# Luxaire Furnace not lighting



## Guest (Feb 5, 2004)

I am having problem with my Luxaire furnace it will not light it only blows cold air. If I put my hands under the exhaust duct when I restart it it will light.


----------



## Bjd (Dec 19, 2003)

Locate the control board, and find the LED that is going to tell you a flash code.
Once you have this we may be able to help you in some way.

Bernie


----------



## Guest (Feb 5, 2004)

Bjd said:


> Locate the control board, and find the LED that is going to tell you a flash code.
> Once you have this we may be able to help you in some way.
> 
> Bernie


 How and where do I find the LED it is an outside rooftop unit.Rhonda


----------



## Steve Wiggins (Jan 17, 2004)

My money is on a bad smart valve. Rhonda you will have to call for a professional diagnosis.


----------



## Guest (Feb 17, 2004)

Unregistered said:


> I am having problem with my Luxaire furnace it will not light it only blows cold air. If I put my hands under the exhaust duct when I restart it it will light.
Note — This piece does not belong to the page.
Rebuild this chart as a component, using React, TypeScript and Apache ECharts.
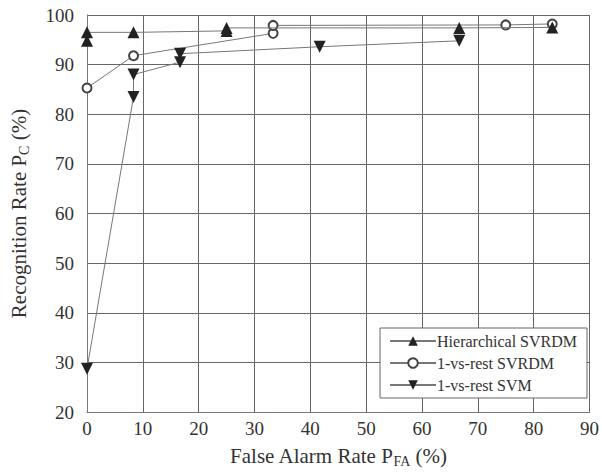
import React, { useEffect, useRef } from "react";
import * as echarts from "echarts";

const xTicks = [0, 10, 20, 30, 40, 50, 60, 70, 80, 90];
const yTicks = [20, 30, 40, 50, 60, 70, 80, 90, 100];

const seriesNames = ["Hierarchical SVRDM", "1-vs-rest SVRDM", "1-vs-rest SVM"];

const hierX = [0, 0, 8.33, 25, 25, 66.67, 83.33];
const hierY = [94.8, 96.5, 96.5, 96.8, 97.4, 97.4, 97.5];

const ovrSvrdmX = [0, 8.33, 33.33, 33.33, 75, 83.33];
const ovrSvrdmY = [85.3, 91.8, 96.3, 97.9, 98.0, 98.2];

const ovrSvmX = [0, 8.33, 8.33, 16.67, 16.67, 41.67, 66.67];
const ovrSvmY = [28.7, 83.5, 88.0, 90.5, 92.2, 93.6, 94.8];

const FONT = "'Liberation Serif', 'Times New Roman', 'DejaVu Serif', serif";

const zip = (xs: number[], ys: number[]) => xs.map((x, i) => [x, ys[i]]);

export default function App() {
  const ref = useRef<HTMLDivElement>(null);
  useEffect(() => {
    if (!ref.current) return;
    const chart = echarts.init(ref.current, undefined, { renderer: "svg" });
    const lineStyle = { color: "#777", width: 1 };
    const nameRich = {
      a: { fontFamily: FONT, fontSize: 21, color: "#333" },
      b: { fontFamily: FONT, fontSize: 14, color: "#333", padding: [11, 0, 0, 0] },
    };
    chart.setOption({
      animation: false,
      backgroundColor: "#fff",
      textStyle: { fontFamily: FONT },
      grid: { left: 87, right: 11, top: 15, bottom: 60, show: false },
      legend: {
        orient: "vertical",
        right: 15,
        bottom: 75,
        backgroundColor: "#fff",
        borderColor: "#666",
        borderWidth: 1,
        borderRadius: 0,
        padding: [5, 10, 5, 9],
        itemGap: 6,
        itemWidth: 46,
        itemHeight: 12,
        textStyle: { fontFamily: FONT, fontSize: 16, color: "#333", padding: [0, 0, 0, -4] },
        data: seriesNames,
      },
      xAxis: {
        type: "value",
        min: 0,
        max: 90,
        interval: 10,
        name: "{a|False Alarm Rate P}{b|FA}{a| (%)}",
        nameLocation: "middle",
        nameGap: 31,
        nameTextStyle: { fontFamily: FONT, rich: nameRich },
        axisLine: { show: true, lineStyle: { color: "#777", width: 1 } },
        axisTick: { show: false },
        axisLabel: {
          fontFamily: FONT,
          fontSize: 19,
          color: "#333",
          margin: 7,
          formatter: (v: number) => (xTicks.includes(v) ? String(v) : ""),
        },
        splitLine: { show: true, lineStyle: { color: "#666", width: 1 } },
      },
      yAxis: {
        type: "value",
        min: 20,
        max: 100,
        interval: 10,
        name: "{a|Recognition Rate P}{b|C}{a| (%)}",
        nameLocation: "middle",
        nameRotate: 90,
        nameGap: 56,
        nameTextStyle: { fontFamily: FONT, rich: nameRich },
        axisLine: { show: true, lineStyle: { color: "#777", width: 1 } },
        axisTick: { show: false },
        axisLabel: {
          fontFamily: FONT,
          fontSize: 19,
          color: "#333",
          margin: 13,
          formatter: (v: number) => (yTicks.includes(v) ? String(v) : ""),
        },
        splitLine: { show: true, lineStyle: { color: "#666", width: 1 } },
      },
      series: [
        {
          name: seriesNames[0],
          type: "line",
          data: zip(hierX, hierY),
          symbol: "triangle",
          symbolSize: 12,
          itemStyle: { color: "#222" },
          lineStyle,
          z: 3,
        },
        {
          name: seriesNames[1],
          type: "line",
          data: zip(ovrSvrdmX, ovrSvrdmY),
          symbol: "emptyCircle",
          symbolSize: 9,
          itemStyle: { color: "#444", borderColor: "#444", borderWidth: 1 },
          lineStyle,
          z: 2,
        },
        {
          name: seriesNames[2],
          type: "line",
          data: zip(ovrSvmX, ovrSvmY),
          symbol: "triangle",
          symbolRotate: 180,
          symbolSize: 12,
          itemStyle: { color: "#222" },
          lineStyle,
          z: 3,
        },
      ],
    });
    return () => chart.dispose();
  }, []);
  return (
    <div
      ref={ref}
      style={{ position: "fixed", left: 0, top: 0, width: 602, height: 473 }}
    />
  );
}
I have had the worst of times with my Luxaire model (matter of fact, had the same problem just moments ago...about a weekly chore). I've gotten pretty good at taking the burners out, using a flexible wire brush that fits inside and blowing them out. I finished our basement off a year ago, and I think dust may have settled in the control. But, after cleaning the blowers out, it seems to light regularly...for the next week or so. I did notice tonight that the seal around the intake by the fan motor was damaged and was blowing air down towards the first burner. After cleaning the blowers and placing a finger over that draft, it lit right up. So, advice, clean the blowers (you can do this yourself). If that doesn't work, check for internal drafts.

You also mentioned that it won't light. I assume that the ignitor is firing. If not, it might be as simple as replacing the ignitor...


----------



## Bjd (Dec 19, 2003)

Tea the was Honeywells claim to fame, the "SmartValve System" what a real piece of junk. Just the igniter and poilet is around $50.00.

Bernie


----------



## Guest (Jun 18, 2004)

*Furnace blower*

have you ever had the blower fan stop working ? I assume the motor may be burnt out but I have not checked it . I had a similar problem with the ignighter and it was just the sensor had come loose.
[email protected]


----------